Pictures aside, quote the whole listing exactly.
--- BEGIN ---
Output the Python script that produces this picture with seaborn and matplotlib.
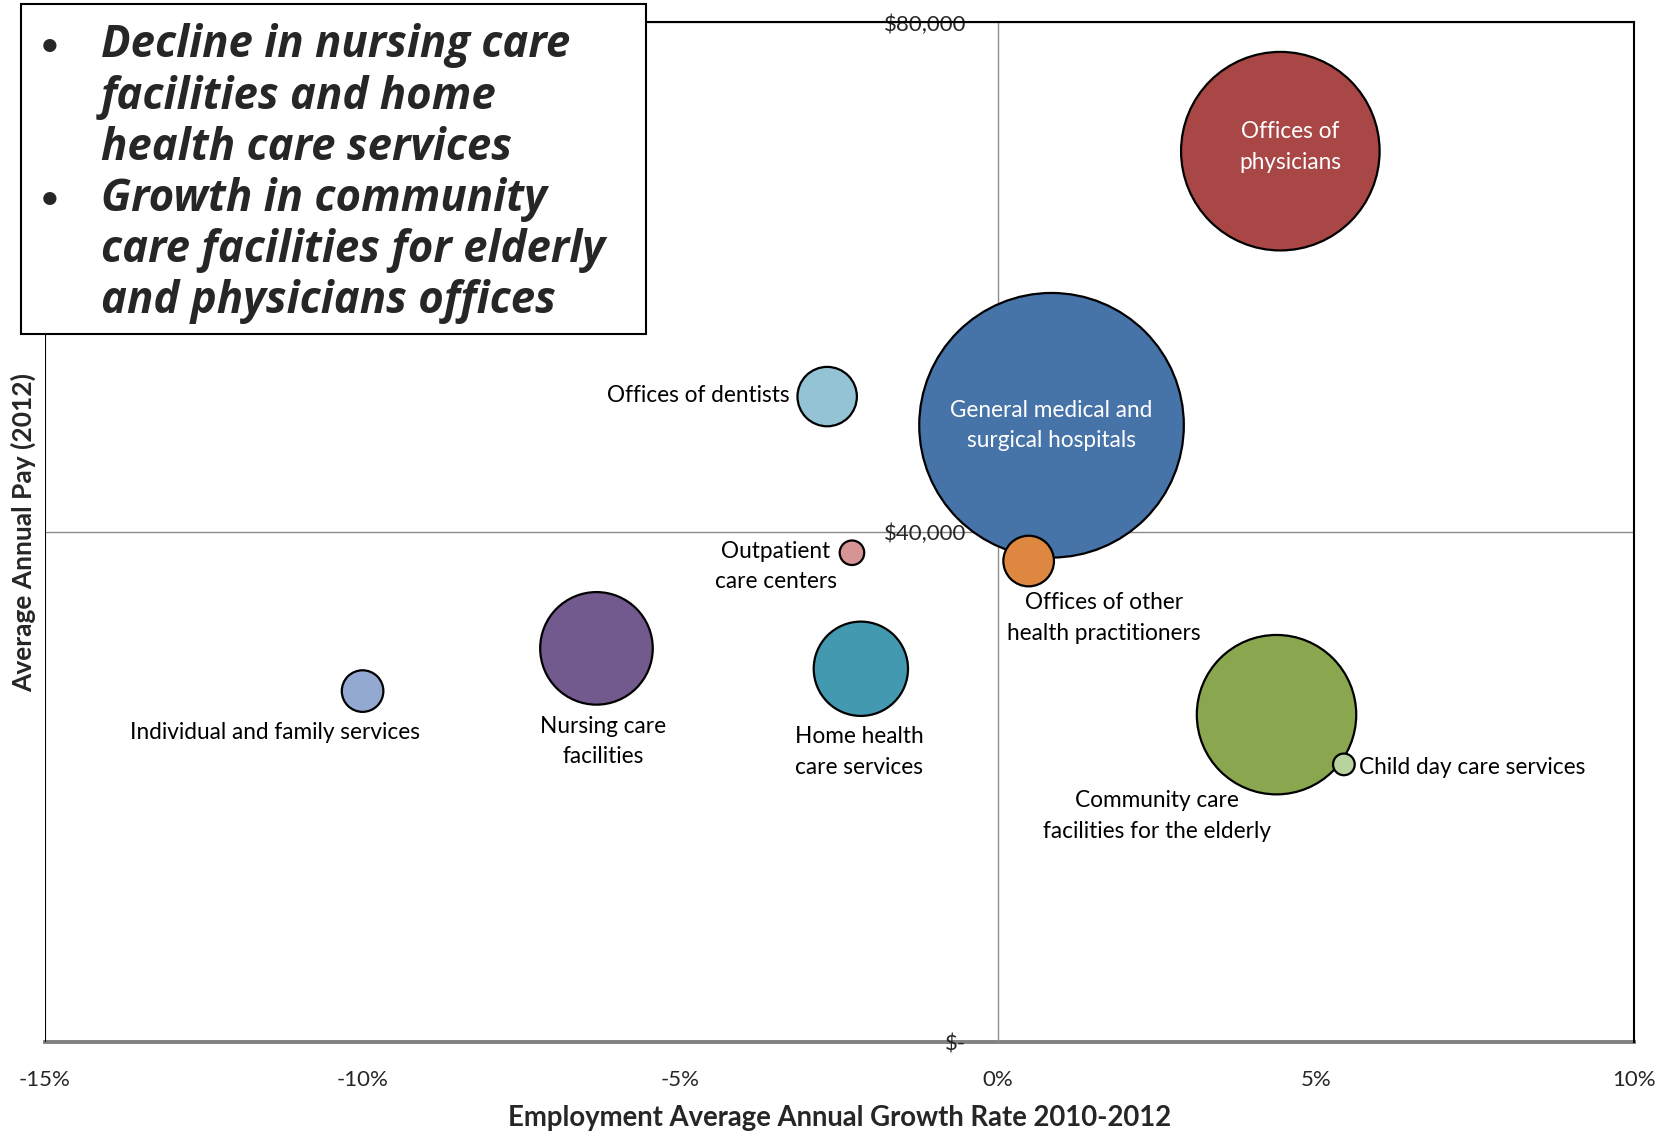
import matplotlib.pyplot as plt
import pandas as pd
import seaborn as sns
from matplotlib.patches import Rectangle
from matplotlib.ticker import FuncFormatter

# data
industries = [
    "Offices of physicians",
    "General medical and surgical hospitals",
    "Offices of other health practitioners",
    "Offices of dentists",
    "Outpatient care centers",
    "Nursing care facilities",
    "Home health care services",
    "Individual and family services",
    "Community care facilities for the elderly",
    "Child day care services",
]
growth = [0.0444, 0.0084, 0.0048, -0.0269, -0.0230, -0.0632, -0.0216, -0.1000, 0.0438, 0.0544]
pay = [69900, 48400, 37750, 50650, 38400, 30900, 29300, 27550, 25700, 21800]
employment = [56.3, 100.0, 3.66, 5.04, 0.86, 18.1, 12.7, 2.47, 36.3, 0.67]
colors = ["#A94646", "#4673A8", "#DE8740", "#93C3D4", "#D69494",
          "#735A8E", "#4399AF", "#94A9D1", "#8AA64E", "#B8D39E"]
labels = [
    "Offices of\nphysicians",
    "General medical and\nsurgical hospitals",
    "Offices of other\nhealth practitioners",
    "Offices of dentists",
    "Outpatient\ncare centers",
    "Nursing care\nfacilities",
    "Home health\ncare services",
    "Individual and family services",
    "Community care\nfacilities for the elderly",
    "Child day care services",
]
x_ticks = [-0.15, -0.10, -0.05, 0.0, 0.05, 0.10]
y_ticks = [0, 40000, 80000]
notes = [
    ["Decline in nursing care", "facilities and home", "health care services"],
    ["Growth in community", "care facilities for elderly", "and physicians offices"],
]

# label placement (offset in points, horizontal alignment, colour)
label_style = {
    "Offices of physicians": ((7, 3), "center", "white"),
    "General medical and surgical hospitals": ((0, 0), "center", "white"),
    "Offices of other health practitioners": ((54, -41), "center", "black"),
    "Offices of dentists": ((-27, 1), "right", "black"),
    "Outpatient care centers": ((-55, -10), "center", "black"),
    "Nursing care facilities": ((5, -67), "center", "black"),
    "Home health care services": ((-1, -60), "center", "black"),
    "Individual and family services": ((-63, -30), "center", "black"),
    "Community care facilities for the elderly": ((-86, -73), "center", "black"),
    "Child day care services": ((11, -2), "left", "black"),
}

sns.set_style("white")
plt.rcParams["font.family"] = ["Lato", "DejaVu Sans"]

fig = plt.figure(figsize=(16.71, 11.31), dpi=100)
ax = fig.add_axes([0.02681, 0.07842, 0.95087, 0.90177])

df = pd.DataFrame({"industry": industries, "growth": growth, "pay": pay,
                   "employment": employment})

max_area = (1.44 * 132.3) ** 2
sns.scatterplot(
    data=df, x="growth", y="pay",
    hue="industry", palette=dict(zip(industries, colors)),
    size="employment", sizes=(0, max_area), size_norm=(0, max(employment)),
    edgecolor="black", linewidth=1.6, alpha=1, legend=False, ax=ax, zorder=3,
)

for name, label, gx, py in zip(industries, labels, growth, pay):
    offset, ha, col = label_style[name]
    ax.annotate(label, (gx, py), xytext=offset, textcoords="offset points",
                ha=ha, va="center", color=col, fontsize=16.3,
                linespacing=1.55, zorder=4)

ax.set_xlim(x_ticks[0], x_ticks[-1])
ax.set_ylim(y_ticks[0], y_ticks[-1])
ax.set_xticks(x_ticks)
ax.set_yticks(y_ticks)
ax.xaxis.set_major_formatter(FuncFormatter(lambda v, _: f"{v * 100:.0f}%"))
ax.yaxis.set_major_formatter(
    FuncFormatter(lambda v, _: "$-" if v == 0 else f"${v:,.0f}"))

ax.spines["left"].set_position(("data", 0))
ax.spines["left"].set_color("#8c8c8c")
ax.spines["left"].set_linewidth(1.0)
ax.spines["bottom"].set_color("#808080")
ax.spines["bottom"].set_linewidth(2.8)
ax.spines["bottom"].set_zorder(0.4)
for side in ["top", "right"]:
    ax.spines[side].set_color("black")
    ax.spines[side].set_linewidth(1.5)
ax.axvline(x_ticks[0], color="black", linewidth=1.5, zorder=2)

ax.yaxis.grid(True, color="#8c8c8c", linewidth=1.0)
ax.set_axisbelow(True)

ax.tick_params(axis="x", direction="out", length=7, color="#8c8c8c",
               labelsize=16, pad=13)
ax.tick_params(axis="y", direction="out", length=4, color="#8c8c8c",
               labelsize=16, pad=19)

ax.set_xlabel("Employment Average Annual Growth Rate 2010-2012",
              fontsize=19.8, fontweight="bold", va="center")
ax.set_ylabel("Average Annual Pay (2012)", fontsize=19, fontweight="bold",
              va="center")
ax.xaxis.set_label_coords(0.5, -0.0745)
ax.yaxis.set_label_coords(-0.0135, 0.5)

# note box in the upper left corner
fig.add_artist(Rectangle((0.01275, 0.705), 0.3738, 0.2912, transform=fig.transFigure,
                         facecolor="white", edgecolor="black", linewidth=1.5,
                         zorder=5))
line_y = 1 - 46.0 / 1131
step = 51.0 / 1131
for block in notes:
    fig.text(0.0245, line_y, "\u2022", fontsize=22, fontweight="bold",
             va="center", ha="left", zorder=6)
    for line in block:
        fig.text(0.0605, line_y, line, fontsize=31.5, fontweight="bold",
                 fontstyle="italic", family=["Open Sans", "DejaVu Sans"],
                 va="center", ha="left", zorder=6)
        line_y -= step

fig.savefig("out.png", dpi=100)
--- END ---
Written answer -
Output the Python script that produces this picture with seaborn and matplotlib.
import matplotlib.pyplot as plt
import pandas as pd
import seaborn as sns
from matplotlib.patches import Rectangle
from matplotlib.ticker import FuncFormatter

# data
industries = [
    "Offices of physicians",
    "General medical and surgical hospitals",
    "Offices of other health practitioners",
    "Offices of dentists",
    "Outpatient care centers",
    "Nursing care facilities",
    "Home health care services",
    "Individual and family services",
    "Community care facilities for the elderly",
    "Child day care services",
]
growth = [0.0444, 0.0084, 0.0048, -0.0269, -0.0230, -0.0632, -0.0216, -0.1000, 0.0438, 0.0544]
pay = [69900, 48400, 37750, 50650, 38400, 30900, 29300, 27550, 25700, 21800]
employment = [56.3, 100.0, 3.66, 5.04, 0.86, 18.1, 12.7, 2.47, 36.3, 0.67]
colors = ["#A94646", "#4673A8", "#DE8740", "#93C3D4", "#D69494",
          "#735A8E", "#4399AF", "#94A9D1", "#8AA64E", "#B8D39E"]
labels = [
    "Offices of\nphysicians",
    "General medical and\nsurgical hospitals",
    "Offices of other\nhealth practitioners",
    "Offices of dentists",
    "Outpatient\ncare centers",
    "Nursing care\nfacilities",
    "Home health\ncare services",
    "Individual and family services",
    "Community care\nfacilities for the elderly",
    "Child day care services",
]
x_ticks = [-0.15, -0.10, -0.05, 0.0, 0.05, 0.10]
y_ticks = [0, 40000, 80000]
notes = [
    ["Decline in nursing care", "facilities and home", "health care services"],
    ["Growth in community", "care facilities for elderly", "and physicians offices"],
]

# label placement (offset in points, horizontal alignment, colour)
label_style = {
    "Offices of physicians": ((7, 3), "center", "white"),
    "General medical and surgical hospitals": ((0, 0), "center", "white"),
    "Offices of other health practitioners": ((54, -41), "center", "black"),
    "Offices of dentists": ((-27, 1), "right", "black"),
    "Outpatient care centers": ((-55, -10), "center", "black"),
    "Nursing care facilities": ((5, -67), "center", "black"),
    "Home health care services": ((-1, -60), "center", "black"),
    "Individual and family services": ((-63, -30), "center", "black"),
    "Community care facilities for the elderly": ((-86, -73), "center", "black"),
    "Child day care services": ((11, -2), "left", "black"),
}

sns.set_style("white")
plt.rcParams["font.family"] = ["Lato", "DejaVu Sans"]

fig = plt.figure(figsize=(16.71, 11.31), dpi=100)
ax = fig.add_axes([0.02681, 0.07842, 0.95087, 0.90177])

df = pd.DataFrame({"industry": industries, "growth": growth, "pay": pay,
                   "employment": employment})

max_area = (1.44 * 132.3) ** 2
sns.scatterplot(
    data=df, x="growth", y="pay",
    hue="industry", palette=dict(zip(industries, colors)),
    size="employment", sizes=(0, max_area), size_norm=(0, max(employment)),
    edgecolor="black", linewidth=1.6, alpha=1, legend=False, ax=ax, zorder=3,
)

for name, label, gx, py in zip(industries, labels, growth, pay):
    offset, ha, col = label_style[name]
    ax.annotate(label, (gx, py), xytext=offset, textcoords="offset points",
                ha=ha, va="center", color=col, fontsize=16.3,
                linespacing=1.55, zorder=4)

ax.set_xlim(x_ticks[0], x_ticks[-1])
ax.set_ylim(y_ticks[0], y_ticks[-1])
ax.set_xticks(x_ticks)
ax.set_yticks(y_ticks)
ax.xaxis.set_major_formatter(FuncFormatter(lambda v, _: f"{v * 100:.0f}%"))
ax.yaxis.set_major_formatter(
    FuncFormatter(lambda v, _: "$-" if v == 0 else f"${v:,.0f}"))

ax.spines["left"].set_position(("data", 0))
ax.spines["left"].set_color("#8c8c8c")
ax.spines["left"].set_linewidth(1.0)
ax.spines["bottom"].set_color("#808080")
ax.spines["bottom"].set_linewidth(2.8)
ax.spines["bottom"].set_zorder(0.4)
for side in ["top", "right"]:
    ax.spines[side].set_color("black")
    ax.spines[side].set_linewidth(1.5)
ax.axvline(x_ticks[0], color="black", linewidth=1.5, zorder=2)

ax.yaxis.grid(True, color="#8c8c8c", linewidth=1.0)
ax.set_axisbelow(True)

ax.tick_params(axis="x", direction="out", length=7, color="#8c8c8c",
               labelsize=16, pad=13)
ax.tick_params(axis="y", direction="out", length=4, color="#8c8c8c",
               labelsize=16, pad=19)

ax.set_xlabel("Employment Average Annual Growth Rate 2010-2012",
              fontsize=19.8, fontweight="bold", va="center")
ax.set_ylabel("Average Annual Pay (2012)", fontsize=19, fontweight="bold",
              va="center")
ax.xaxis.set_label_coords(0.5, -0.0745)
ax.yaxis.set_label_coords(-0.0135, 0.5)

# note box in the upper left corner
fig.add_artist(Rectangle((0.01275, 0.705), 0.3738, 0.2912, transform=fig.transFigure,
                         facecolor="white", edgecolor="black", linewidth=1.5,
                         zorder=5))
line_y = 1 - 46.0 / 1131
step = 51.0 / 1131
for block in notes:
    fig.text(0.0245, line_y, "\u2022", fontsize=22, fontweight="bold",
             va="center", ha="left", zorder=6)
    for line in block:
        fig.text(0.0605, line_y, line, fontsize=31.5, fontweight="bold",
                 fontstyle="italic", family=["Open Sans", "DejaVu Sans"],
                 va="center", ha="left", zorder=6)
        line_y -= step

fig.savefig("out.png", dpi=100)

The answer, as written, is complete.